▸ **Given information**:
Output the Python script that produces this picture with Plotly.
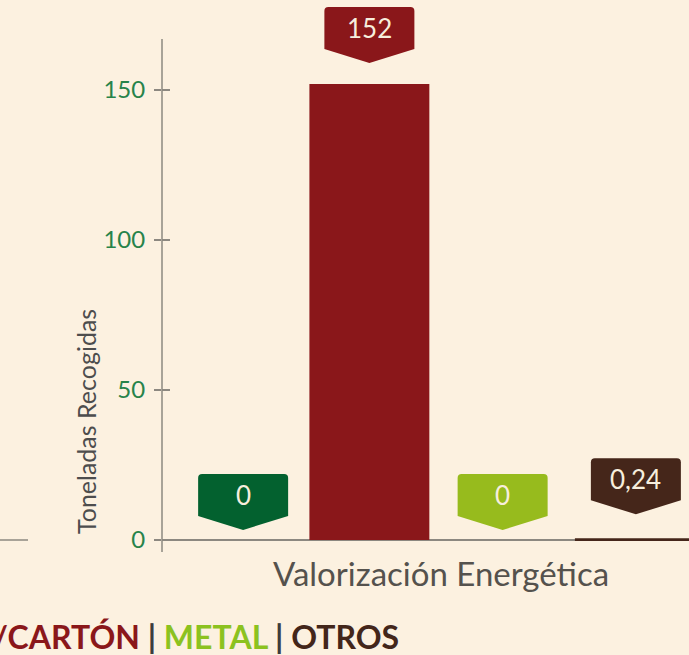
import plotly.graph_objects as go

# ---- data ----
category = "Valorización Energética"
series_names = ["VIDRIO", "PAPEL/CARTÓN", "METAL", "OTROS"]
series_values = [0, 152, 0, 0.24]
value_labels = ["0", "152", "0", "0,24"]
y_ticks = [0, 50, 100, 150]
y_title = "Toneladas Recogidas"

# ---- style ----
colors = ["#03612F", "#8A171A", "#97BB1D", "#45261A"]
label_gap_px = [10, 21, 10, 25]      # distance between bar top and label tip
label_xshift_px = [7, 0, 0, 0]
bar_outline = [0, 0, 0, 2]
BG = "#FCF1E0"
AXIS = "#8C8880"
FONT = "Lato"

n = len(series_names)
bargap = 0.0
bargroupgap = 0.1

fig = go.Figure()
for i in range(n):
    fig.add_trace(go.Bar(
        x=[category], y=[series_values[i]], name=series_names[i],
        marker=dict(color=colors[i], line=dict(color=colors[i], width=bar_outline[i])),
        showlegend=False, hoverinfo="skip",
    ))

# label call-outs (pentagon boxes) anchored to bar tops in data coordinates
W, H, P, R = 45, 42, 14, 4
for i in range(n):
    center = -0.5 + (1 - bargap) / n * (i + 0.5)
    g = label_gap_px[i]
    dx = label_xshift_px[i]
    top = g + P + H
    path = (f"M {dx},{g} L {dx+W},{g+P} L {dx+W},{top-R} Q {dx+W},{top} {dx+W-R},{top} "
            f"L {dx-W+R},{top} Q {dx-W},{top} {dx-W},{top-R} L {dx-W},{g+P} Z")
    fig.add_shape(type="path", xref="x", yref="y", xsizemode="pixel", ysizemode="pixel",
                  xanchor=center, yanchor=series_values[i], path=path,
                  fillcolor=colors[i], line=dict(width=0), layer="above")
    fig.add_annotation(x=center, y=series_values[i], xref="x", yref="y",
                       text=value_labels[i], showarrow=False,
                       xshift=dx, yshift=g + P + H / 2, yanchor="middle",
                       font=dict(family=FONT, size=26, color="#F7EEDD"))

# y axis line (drawn as shape so label boxes are not clipped)
fig.add_shape(type="line", xref="paper", yref="y", x0=0, x1=0, y0=-4, y1=167,
              line=dict(color=AXIS, width=1.5), layer="above")
# piece of neighbouring chart's axis at the far left
fig.add_shape(type="line", xref="paper", yref="y", x0=-162 / 527, x1=(28 - 162) / 527, y0=0, y1=0,
              line=dict(color=AXIS, width=1.5))

# y title
fig.add_annotation(xref="paper", yref="paper", x=(86 - 162) / 527, y=1 - 422 / 552,
                   xanchor="center", yanchor="middle",
                   text=y_title, textangle=-90, showarrow=False,
                   font=dict(family=FONT, size=25, color="#4D4D4D"))

# bottom legend-like heading (clipped on the left)
legend_text = (f"<b><span style='color:{colors[0]}'>{series_names[0]}</span>"
               f"<span style='color:#3D3D3D'> | </span>"
               f"<span style='color:{colors[1]}'>{series_names[1]}</span>"
               f"<span style='color:#3D3D3D'> | </span>"
               f"<span style='color:#8CC21F'>{series_names[2]}</span>"
               f"<span style='color:#3D3D3D'> | </span>"
               f"<span style='color:#43261A'>{series_names[3]}</span></b>")
fig.add_annotation(xref="paper", yref="paper", x=(401 - 162) / 527, y=-(636 - 552) / 552,
                   xanchor="right", yanchor="middle", text=legend_text, showarrow=False,
                   font=dict(family=FONT, size=32))

x_left = -(436 - 162) / 533
x_right = x_left + 527 / 533

fig.update_layout(
    width=689, height=655,
    margin=dict(l=162, r=0, t=0, b=103),
    paper_bgcolor=BG, plot_bgcolor=BG,
    barmode="group", bargap=bargap, bargroupgap=bargroupgap,
    font=dict(family=FONT),
    xaxis=dict(range=[x_left, x_right], showline=False, showgrid=False, zeroline=False,
               ticks="", tickfont=dict(family=FONT, size=33, color="#55524D"),
               ticklabelshift=5, ticklabelstandoff=0, fixedrange=True),
    yaxis=dict(range=[-4, 180], tickvals=y_ticks, showgrid=False, showline=False,
               zeroline=True, zerolinecolor=AXIS, zerolinewidth=2,
               ticks="outside", ticklen=7, tickwidth=1.5, tickcolor=AXIS,
               ticklabelstandoff=4,
               tickfont=dict(family=FONT, size=24, color="#27834A"), fixedrange=True),
    yaxis2=dict(range=[-4, 180], tickvals=y_ticks, overlaying="y", side="left",
                showgrid=False, showline=False, zeroline=False, showticklabels=False,
                ticks="inside", ticklen=8, tickwidth=1.5, tickcolor=AXIS, fixedrange=True),
)
# dummy invisible trace to activate yaxis2 ticks
fig.add_trace(go.Scatter(x=[category], y=[0], yaxis="y2", mode="markers",
                         marker=dict(opacity=0), showlegend=False, hoverinfo="skip"))

fig.write_html("out.html", config={"displayModeBar": False})
with open("out.html", encoding="utf-8") as f:
    html = f.read()
html = html.replace("<head>", "<head><style>html,body{margin:0;padding:0;overflow:hidden;}</style>", 1)
with open("out.html", "w", encoding="utf-8") as f:
    f.write(html)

▸ **Set problem**:
Exclude the images and reproduce the remaining data exactly.

▸ **Response below**:
Output the Python script that produces this picture with Plotly.
import plotly.graph_objects as go

# ---- data ----
category = "Valorización Energética"
series_names = ["VIDRIO", "PAPEL/CARTÓN", "METAL", "OTROS"]
series_values = [0, 152, 0, 0.24]
value_labels = ["0", "152", "0", "0,24"]
y_ticks = [0, 50, 100, 150]
y_title = "Toneladas Recogidas"

# ---- style ----
colors = ["#03612F", "#8A171A", "#97BB1D", "#45261A"]
label_gap_px = [10, 21, 10, 25]      # distance between bar top and label tip
label_xshift_px = [7, 0, 0, 0]
bar_outline = [0, 0, 0, 2]
BG = "#FCF1E0"
AXIS = "#8C8880"
FONT = "Lato"

n = len(series_names)
bargap = 0.0
bargroupgap = 0.1

fig = go.Figure()
for i in range(n):
    fig.add_trace(go.Bar(
        x=[category], y=[series_values[i]], name=series_names[i],
        marker=dict(color=colors[i], line=dict(color=colors[i], width=bar_outline[i])),
        showlegend=False, hoverinfo="skip",
    ))

# label call-outs (pentagon boxes) anchored to bar tops in data coordinates
W, H, P, R = 45, 42, 14, 4
for i in range(n):
    center = -0.5 + (1 - bargap) / n * (i + 0.5)
    g = label_gap_px[i]
    dx = label_xshift_px[i]
    top = g + P + H
    path = (f"M {dx},{g} L {dx+W},{g+P} L {dx+W},{top-R} Q {dx+W},{top} {dx+W-R},{top} "
            f"L {dx-W+R},{top} Q {dx-W},{top} {dx-W},{top-R} L {dx-W},{g+P} Z")
    fig.add_shape(type="path", xref="x", yref="y", xsizemode="pixel", ysizemode="pixel",
                  xanchor=center, yanchor=series_values[i], path=path,
                  fillcolor=colors[i], line=dict(width=0), layer="above")
    fig.add_annotation(x=center, y=series_values[i], xref="x", yref="y",
                       text=value_labels[i], showarrow=False,
                       xshift=dx, yshift=g + P + H / 2, yanchor="middle",
                       font=dict(family=FONT, size=26, color="#F7EEDD"))

# y axis line (drawn as shape so label boxes are not clipped)
fig.add_shape(type="line", xref="paper", yref="y", x0=0, x1=0, y0=-4, y1=167,
              line=dict(color=AXIS, width=1.5), layer="above")
# piece of neighbouring chart's axis at the far left
fig.add_shape(type="line", xref="paper", yref="y", x0=-162 / 527, x1=(28 - 162) / 527, y0=0, y1=0,
              line=dict(color=AXIS, width=1.5))

# y title
fig.add_annotation(xref="paper", yref="paper", x=(86 - 162) / 527, y=1 - 422 / 552,
                   xanchor="center", yanchor="middle",
                   text=y_title, textangle=-90, showarrow=False,
                   font=dict(family=FONT, size=25, color="#4D4D4D"))

# bottom legend-like heading (clipped on the left)
legend_text = (f"<b><span style='color:{colors[0]}'>{series_names[0]}</span>"
               f"<span style='color:#3D3D3D'> | </span>"
               f"<span style='color:{colors[1]}'>{series_names[1]}</span>"
               f"<span style='color:#3D3D3D'> | </span>"
               f"<span style='color:#8CC21F'>{series_names[2]}</span>"
               f"<span style='color:#3D3D3D'> | </span>"
               f"<span style='color:#43261A'>{series_names[3]}</span></b>")
fig.add_annotation(xref="paper", yref="paper", x=(401 - 162) / 527, y=-(636 - 552) / 552,
                   xanchor="right", yanchor="middle", text=legend_text, showarrow=False,
                   font=dict(family=FONT, size=32))

x_left = -(436 - 162) / 533
x_right = x_left + 527 / 533

fig.update_layout(
    width=689, height=655,
    margin=dict(l=162, r=0, t=0, b=103),
    paper_bgcolor=BG, plot_bgcolor=BG,
    barmode="group", bargap=bargap, bargroupgap=bargroupgap,
    font=dict(family=FONT),
    xaxis=dict(range=[x_left, x_right], showline=False, showgrid=False, zeroline=False,
               ticks="", tickfont=dict(family=FONT, size=33, color="#55524D"),
               ticklabelshift=5, ticklabelstandoff=0, fixedrange=True),
    yaxis=dict(range=[-4, 180], tickvals=y_ticks, showgrid=False, showline=False,
               zeroline=True, zerolinecolor=AXIS, zerolinewidth=2,
               ticks="outside", ticklen=7, tickwidth=1.5, tickcolor=AXIS,
               ticklabelstandoff=4,
               tickfont=dict(family=FONT, size=24, color="#27834A"), fixedrange=True),
    yaxis2=dict(range=[-4, 180], tickvals=y_ticks, overlaying="y", side="left",
                showgrid=False, showline=False, zeroline=False, showticklabels=False,
                ticks="inside", ticklen=8, tickwidth=1.5, tickcolor=AXIS, fixedrange=True),
)
# dummy invisible trace to activate yaxis2 ticks
fig.add_trace(go.Scatter(x=[category], y=[0], yaxis="y2", mode="markers",
                         marker=dict(opacity=0), showlegend=False, hoverinfo="skip"))

fig.write_html("out.html", config={"displayModeBar": False})
with open("out.html", encoding="utf-8") as f:
    html = f.read()
html = html.replace("<head>", "<head><style>html,body{margin:0;padding:0;overflow:hidden;}</style>", 1)
with open("out.html", "w", encoding="utf-8") as f:
    f.write(html)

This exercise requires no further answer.